Effect of elastic properties dependence of the stress state in composite materials

  • A. N. Fedorenko
  • B. N. Fedulov
Original Paper


Buckling problem is quite important for the engineering practice, mostly in cases of lightweight structures. The use of composites reduces the weight of the structure but gives problems in choice of reliable methods to model buckling and postbuckling behavior of details, especially if they contain thin-walled components. One of the problems is the choice of correct elastic properties of composite material for analysis. Elastic characteristics of composite material depend on the type of loading and uniaxial tension/compression test results in some cases demonstrate an essential difference. The buckling analysis usually assumes compression of the structure and the choice of elastic constants obtained in compression tests leads to more accurate results, but does not guarantee a good correlation with experiments in case of postbuckling analysis due to ignoring some regions with tension stress state. A possible way of material stress-state sensitivity consideration is usage of material models that take into account stiffness susceptibility to different types of loading.
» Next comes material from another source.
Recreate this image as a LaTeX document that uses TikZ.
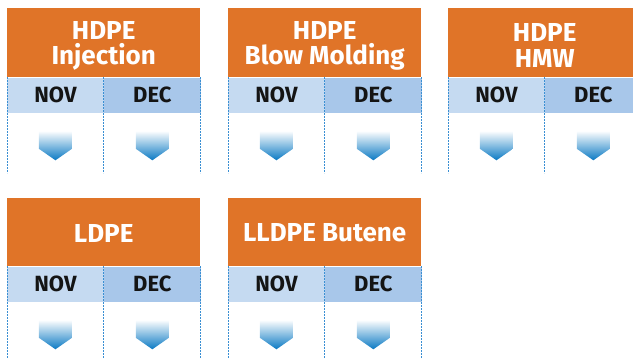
\documentclass[tikz,border=0pt]{standalone}
\usepackage{fontspec}
\setmainfont{Fira Sans}
\definecolor{hdrorange}{HTML}{E07428}
\definecolor{novblue}{HTML}{C5DAF1}
\definecolor{decblue}{HTML}{A8C7EA}
\definecolor{rulecol}{HTML}{3A8FD3}
\definecolor{arrowblue}{HTML}{0A79C3}

\tikzset{
  header/.style={fill=hdrorange, draw=none, minimum width=193pt, inner sep=0pt,
    anchor=north west},
  titletext/.style={inner sep=0pt, text=white, align=center,
    font=\fontsize{26}{25.6}\selectfont\bfseries},
  monthcell/.style={draw=none, minimum width=96.5pt, minimum height=35pt, inner sep=0pt,
    anchor=north west, text=black!92, font=\fontsize{22}{24}\selectfont\bfseries},
  novcell/.style={monthcell, fill=novblue},
  deccell/.style={monthcell, fill=decblue},
  ruleline/.style={rulecol, line width=1pt, dash pattern=on 1.2pt off 1.8pt},
  arrowshade/.style={top color=white, middle color=arrowblue!88, bottom color=arrowblue,
    draw=none},
  downarrow/.pic={
    \shade[arrowshade] (-16.5,0) -- (16.5,0) -- (16.5,18) -- (0,29.5) -- (-16.5,18) -- cycle;
  }
}

% one product panel: name, left x, top y, title, header height, rule length, title shift
\newcommand\polypanel[7]{%
  \node[header, minimum height=#5] (#1-head) at (#2,#3) {};
  \node[titletext, yshift=#7] (#1-title) at (#1-head.center) {#4};
  \node[novcell] (#1-nov) at (#1-head.south west) {NOV};
  \node[deccell] (#1-dec) at (#1-nov.north east) {DEC};
  \draw[ruleline] (#1-nov.north west) -- ++(0,#6);
  \draw[ruleline] (#1-nov.north east) -- ++(0,#6);
  \draw[ruleline] (#1-dec.north east) -- ++(0,#6);
  \path (#1-nov.south) ++(0,18) coordinate (#1-na);
  \path (#1-dec.south) ++(0,18) coordinate (#1-da);
  \pic at (#1-na) {downarrow};
  \pic at (#1-da) {downarrow};
}

\begin{document}
\begin{tikzpicture}[x=1pt, y=-1pt]
  \useasboundingbox (0,0) rectangle (633,357);
  \clip (0,0) rectangle (633,357);
  \polypanel{inj}{7}{8}{HDPE\\Injection}{69pt}{96}{-3pt}
  \polypanel{blow}{228}{8}{HDPE\\Blow Molding}{69pt}{96}{-3pt}
  \polypanel{hmw}{448}{8}{HDPE\\HMW}{69pt}{96}{-3pt}
  \polypanel{ldpe}{7}{198}{LDPE}{68pt}{95}{-1pt}
  \polypanel{lldpe}{228}{198}{LLDPE Butene}{68pt}{95}{-1pt}
\end{tikzpicture}
\end{document}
Further development of nonlinear elastic model in problems related to buckling and postbuckling analysis for composite materials up to failure is the introduction of material progressive degradation model to consider material properties reduction due to damage in conjunction with nonlinear elasticity.


Composite laminate Nonlinear elasticity Thin-walled structure Buckling 



This research was supported by the Russian Foundation for Basic Research (Grant no. 18-31-20026).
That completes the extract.